Tax credits are an essential aspect of tax planning in personal finance, providing taxpayers with potential reductions in their overall tax liability. Unlike tax deductions, which lower your taxable income, tax credits directly reduce the taxes you owe, making them more beneficial.

Types of Tax Credits

  • Non-Refundable Tax Credits: These credits allow taxpayers to offset their tax liability up to the amount owed. If the credit exceeds your tax owed, the excess is not refunded.
  • Refundable Tax Credits: These credits can reduce your tax liability to below zero, meaning you can receive a refund for the amount paid beyond zero.
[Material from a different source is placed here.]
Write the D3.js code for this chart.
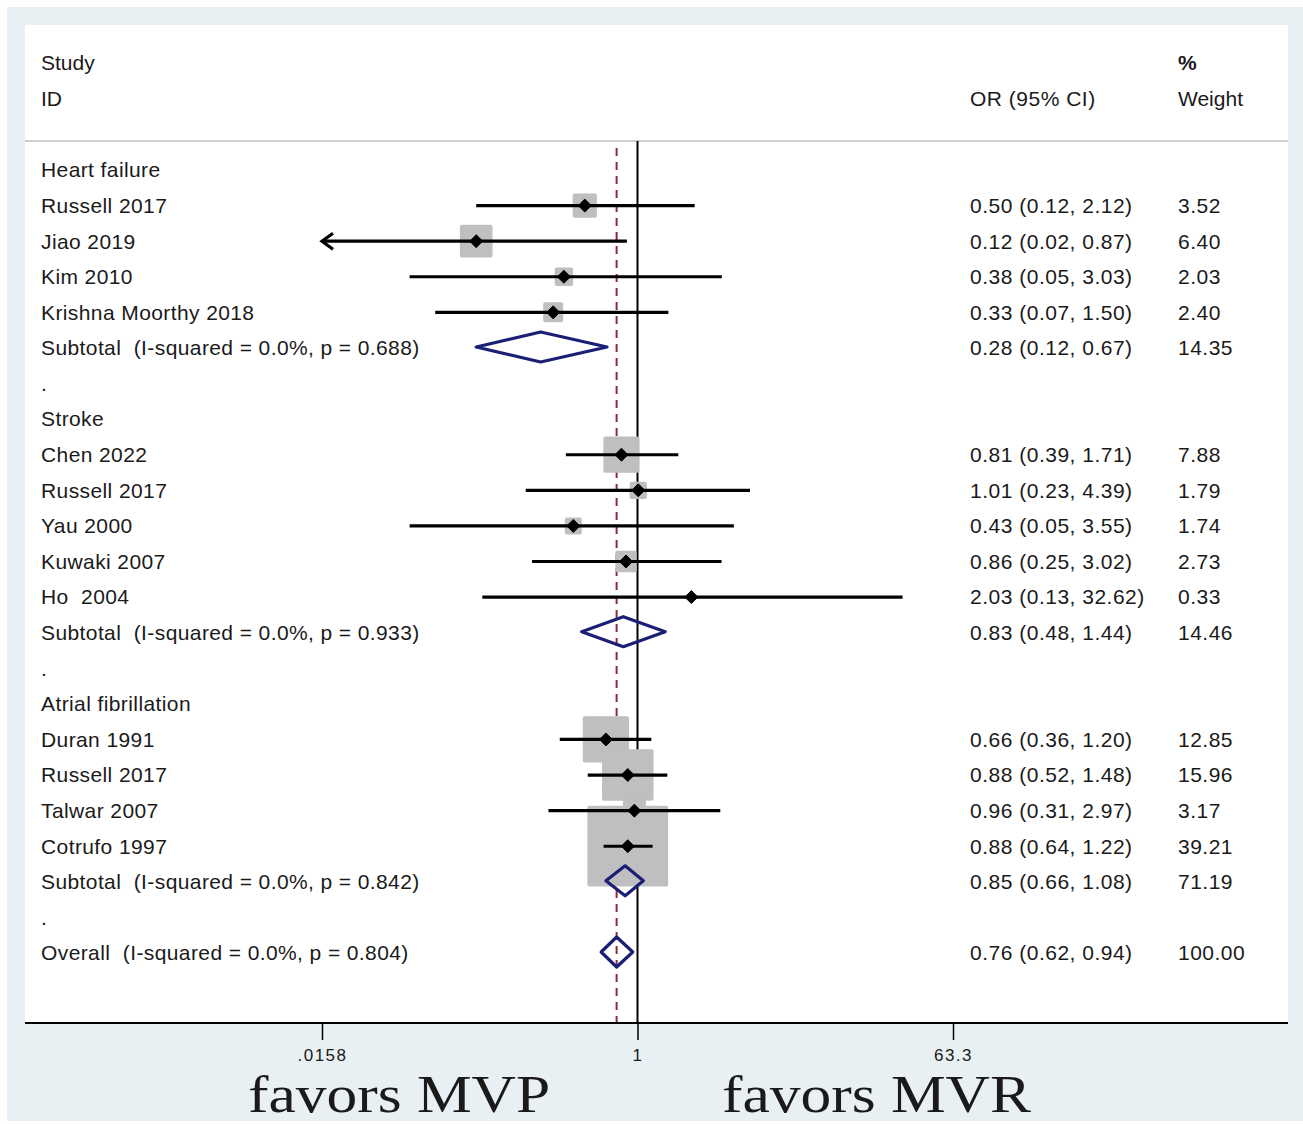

Eligibility and Application

Eligibility for tax credits varies based on the type. Common tax credits include the Earned Income Tax Credit (EITC), Child Tax Credit, and education credits. To claim these credits, taxpayers must complete specific forms during their tax return process, providing the necessary documentation to establish eligibility.

Strategic Benefits

Incorporating tax credits into your financial planning strategy can significantly reduce your overall tax burden. Understanding the available credits and their requirements can lead to substantial savings, particularly for families and individuals in lower income brackets.

In summary, tax credits serve as powerful tools to minimize taxes owed, with various types and eligibility criteria. Proper knowledge and strategic use of tax credits can aid in effective tax planning.